Dr. Xie Wei, Bachelor and Master of Materials Science from Tsinghua University, and Ph.D. in Chemical Engineering from the University of Texas (Austin) in the United States. Mainly engaged in the development of energy storage batteries, has held important positions in multinational corporations and startups, led multiple research and development projects funded by the US Department of Energy, and won the 2013 US Annual 100 Best Research and Development Technology Award. Published 17 papers in top journals in materials science and energy storage, served as a reviewer for 5 international journals, and has applied for 17 international invention patents.

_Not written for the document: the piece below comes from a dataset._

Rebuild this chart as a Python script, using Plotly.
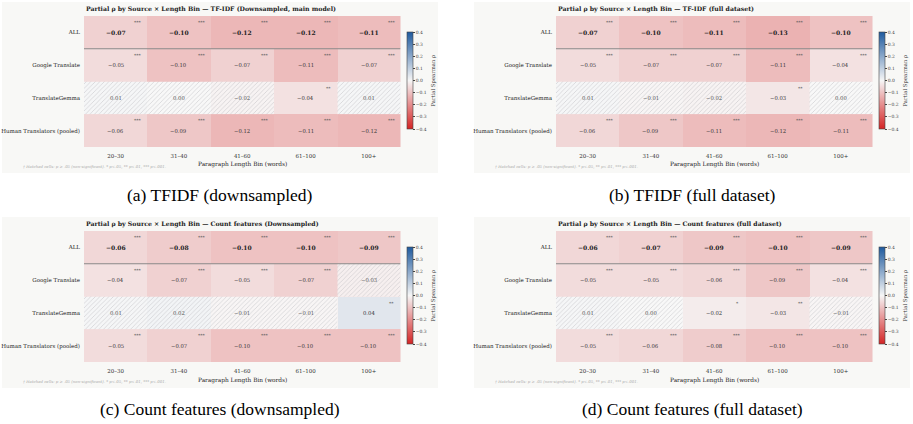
import plotly.graph_objects as go

W, H = 913, 424

# ---------------- data ----------------
bins = ["20–30", "31–40", "41–60", "61–100", "100+"]
sources = ["ALL", "Google Translate", "TranslateGemma", "Human Translators (pooled)"]

tfidf_down = [
    [-0.07, -0.10, -0.12, -0.12, -0.11],
    [-0.05, -0.10, -0.07, -0.11, -0.07],
    [0.01, 0.00, -0.02, -0.04, 0.01],
    [-0.06, -0.09, -0.12, -0.11, -0.12],
]
tfidf_down_sig = [
    ["***", "***", "***", "***", "***"],
    ["***", "***", "***", "***", "***"],
    ["", "", "", "**", ""],
    ["***", "***", "***", "***", "***"],
]
tfidf_full = [
    [-0.07, -0.10, -0.11, -0.13, -0.10],
    [-0.05, -0.07, -0.07, -0.11, -0.04],
    [0.01, -0.01, -0.02, -0.03, 0.00],
    [-0.06, -0.09, -0.11, -0.12, -0.11],
]
tfidf_full_sig = [
    ["***", "***", "***", "***", "***"],
    ["***", "***", "***", "***", "***"],
    ["", "", "", "**", ""],
    ["***", "***", "***", "***", "***"],
]
count_down = [
    [-0.06, -0.08, -0.10, -0.10, -0.09],
    [-0.04, -0.07, -0.05, -0.07, -0.03],
    [0.01, 0.02, -0.01, -0.01, 0.04],
    [-0.05, -0.07, -0.10, -0.10, -0.10],
]
count_down_sig = [
    ["***", "***", "***", "***", "***"],
    ["***", "***", "***", "***", ""],
    ["", "", "", "", "**"],
    ["***", "***", "***", "***", "***"],
]
count_full = [
    [-0.06, -0.07, -0.09, -0.10, -0.09],
    [-0.05, -0.05, -0.06, -0.09, -0.04],
    [0.01, 0.00, -0.02, -0.03, -0.01],
    [-0.05, -0.06, -0.08, -0.10, -0.10],
]
count_full_sig = [
    ["***", "***", "***", "***", "***"],
    ["***", "***", "***", "***", "***"],
    ["", "", "*", "**", ""],
    ["***", "***", "***", "***", "***"],
]

panel_titles = [
    "Partial ρ by Source × Length Bin — TF-IDF (Downsampled, main model)",
    "Partial ρ by Source × Length Bin — TF-IDF (full dataset)",
    "Partial ρ by Source × Length Bin — Count features (Downsampled)",
    "Partial ρ by Source × Length Bin — Count features (full dataset)",
]
captions = [
    "(a) TFIDF (downsampled)",
    "(b) TFIDF (full dataset)",
    "(c) Count features (downsampled)",
    "(d) Count features (full dataset)",
]
cbar_ticks = [0.4, 0.3, 0.2, 0.1, 0.0, -0.1, -0.2, -0.3, -0.4]
x_title = "Paragraph Length Bin (words)"
cbar_title = "Partial Spearman ρ"
footnote = "† Hatched cells: p ≥ .05 (non-significant). * p<.05, ** p<.01, *** p<.001."

panels = [
    (tfidf_down, tfidf_down_sig),
    (tfidf_full, tfidf_full_sig),
    (count_down, count_down_sig),
    (count_full, count_full_sig),
]

# ---------------- styling / layout ----------------
F = "DejaVu Serif"
CAPF = "Liberation Serif"
colorscale = [[0.0, "#d42424"], [0.5, "#f6f6f6"], [1.0, "#1f5a9e"]]
offsets = [(0, 0), (472, 0), (0, 215), (472, 215)]


def px(x):
    return x / W


def py(y):
    return 1 - y / H


fig = go.Figure()
layout = {}
shapes = []
annotations = []

for k, ((vals, sig), (dx, dy)) in enumerate(zip(panels, offsets)):
    sfx = "" if k == 0 else str(k + 1)
    xa, ya = "x" + sfx, "y" + sfx
    hx0, hx1 = 84 + dx, 400.5 + dx
    hy0, hy1 = 16 + dy, 147 + dy

    # background panel
    shapes.append(dict(type="rect", xref="paper", yref="paper",
                       x0=px(2 + dx), x1=px(438 + dx), y0=py(173 + dy), y1=py(2 + dy),
                       fillcolor="#f8f8f6", line=dict(width=0), layer="below"))

    fig.add_trace(go.Heatmap(
        z=vals, x=list(range(len(bins))), y=list(range(len(sources))),
        xaxis=xa, yaxis=ya, zmin=-0.4, zmax=0.4, colorscale=colorscale,
        hoverinfo="skip",
        colorbar=dict(x=px(407 + dx), xanchor="left", y=py(80.5 + dy), yanchor="middle",
                      len=97, lenmode="pixels", thickness=6, thicknessmode="pixels",
                      xpad=0, ypad=0, outlinewidth=0.6, outlinecolor="#444",
                      tickvals=cbar_ticks, tickformat=".1f", ticks="outside", ticklen=2,
                      tickwidth=0.6, tickcolor="#444",
                      tickfont=dict(size=4.5, family=F, color="#444")),
    ))

    # hatch for non-significant cells
    hxs, hbs = [], []
    for i in range(len(sources)):
        for j in range(len(bins)):
            if sig[i][j] == "":
                hxs.append(j)
                hbs.append(i - 0.5)
    fig.add_trace(go.Bar(
        x=hxs, y=[1] * len(hxs), base=hbs, width=1, xaxis=xa, yaxis=ya,
        marker=dict(color="rgba(0,0,0,0)", line=dict(width=0),
                    pattern=dict(shape="/", fgcolor="rgba(175,175,178,0.85)",
                                 bgcolor="rgba(250,250,250,0.45)", size=3.2, solidity=0.28)),
        showlegend=False, hoverinfo="skip"))

    layout["xaxis" + sfx] = dict(domain=[px(hx0), px(hx1)], range=[-0.5, 4.5],
                                 tickvals=list(range(len(bins))), ticktext=bins,
                                 anchor=ya, showgrid=False, zeroline=False, showline=False,
                                 ticks="", ticklabelstandoff=4,
                                 tickfont=dict(size=5.5, family=F, color="#333"),
                                 fixedrange=True)
    layout["yaxis" + sfx] = dict(domain=[py(hy1), py(hy0)], range=[3.5, -0.5],
                                 tickvals=list(range(len(sources))), ticktext=sources,
                                 anchor=xa, showgrid=False, zeroline=False, showline=False,
                                 ticks="", ticklabelstandoff=3,
                                 tickfont=dict(size=5.5, family=F, color="#222"),
                                 fixedrange=True)

    # separator below ALL row
    shapes.append(dict(type="line", xref=xa, yref=ya, x0=-0.5, x1=4.5, y0=0.5, y1=0.5,
                       line=dict(color="#8a8a8a", width=1.1), layer="above"))

    # cell texts
    for i in range(len(sources)):
        for j in range(len(bins)):
            v = vals[i][j]
            txt = f"{v:.2f}".replace("-", "−")
            bold = (i == 0)
            annotations.append(dict(
                x=j, y=i, xref=xa, yref=ya, showarrow=False,
                text=f"<b>{txt}</b>" if bold else txt,
                font=dict(size=6 if bold else 5.3, family=F,
                          color="#222" if bold else ("#333" if sig[i][j] else "#555"))))
            if sig[i][j]:
                annotations.append(dict(
                    x=j + 0.36, y=i - 0.3, xref=xa, yref=ya, showarrow=False,
                    text=sig[i][j], font=dict(size=4.5, family=F, color="#555")))

    # panel title
    annotations.append(dict(x=px(hx0), y=py(9 + dy), xref="paper", yref="paper",
                            xanchor="left", yanchor="middle", showarrow=False,
                            text=f"<b>{panel_titles[k]}</b>",
                            font=dict(size=6.2, family=F, color="#222")))
    # x-axis title
    annotations.append(dict(x=px((hx0 + hx1) / 2), y=py(165 + dy), xref="paper", yref="paper",
                            xanchor="center", yanchor="middle", showarrow=False,
                            text=x_title, font=dict(size=5.8, family=F, color="#222")))
    # footnote
    annotations.append(dict(x=px(21 + dx), y=py(166 + dy), xref="paper", yref="paper",
                            xanchor="left", yanchor="middle", showarrow=False,
                            text=f"<i>{footnote}</i>", font=dict(size=3.9, family=F, color="#aaaaaa")))
    # colorbar title
    annotations.append(dict(x=px(433 + dx), y=py(80.5 + dy), xref="paper", yref="paper",
                            xanchor="center", yanchor="middle", showarrow=False, textangle=-90,
                            text=cbar_title, font=dict(size=5.3, family=F, color="#333")))
    # caption
    annotations.append(dict(x=px(220 + dx), y=py(195 + dy - (1 if k >= 2 else 0)), xref="paper", yref="paper",
                            xanchor="center", yanchor="middle", showarrow=False,
                            text=captions[k], font=dict(size=17.5, family=CAPF, color="#000")))

fig.update_layout(
    width=W, height=H, autosize=False,
    margin=dict(l=0, r=0, t=0, b=0),
    paper_bgcolor="white", plot_bgcolor="#f8f8f6",
    showlegend=False, barmode="overlay",
    shapes=shapes, annotations=annotations,
    **layout,
)

fig.write_html("out.html")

Introduction to ZH Energy Storage Company:

Shenzhen ZH Energy Storage Technology Co., Ltd. is committed to the research and development, promotion, and application of energy storage technology, aiming to help achieve China's goal of "carbon neutrality" through the application of electrochemical energy storage technology. In the early stages of development, the company focused on providing technical support and consulting services to the Chinese energy storage market by leveraging its accumulated industry experience and outstanding research and development capabilities in the field of energy storage. At the same time, the company focuses on conducting research and analysis on the Chinese energy storage market, and developing or introducing the most advanced and effective energy storage technologies for the Chinese market.

Company's technical research and development direction: water-based energy storage batteries, lithium-ion battery materials, fuel cells, ion exchange membranes, coatings and adhesives, membrane separation technology.

Domestic business: Technical cooperation and academic exchange between liquid flow batteries and high-energy density lithium-ion batteries, technical lectures on the company's technology research and development direction, research and development consulting, and guidance on paper writing.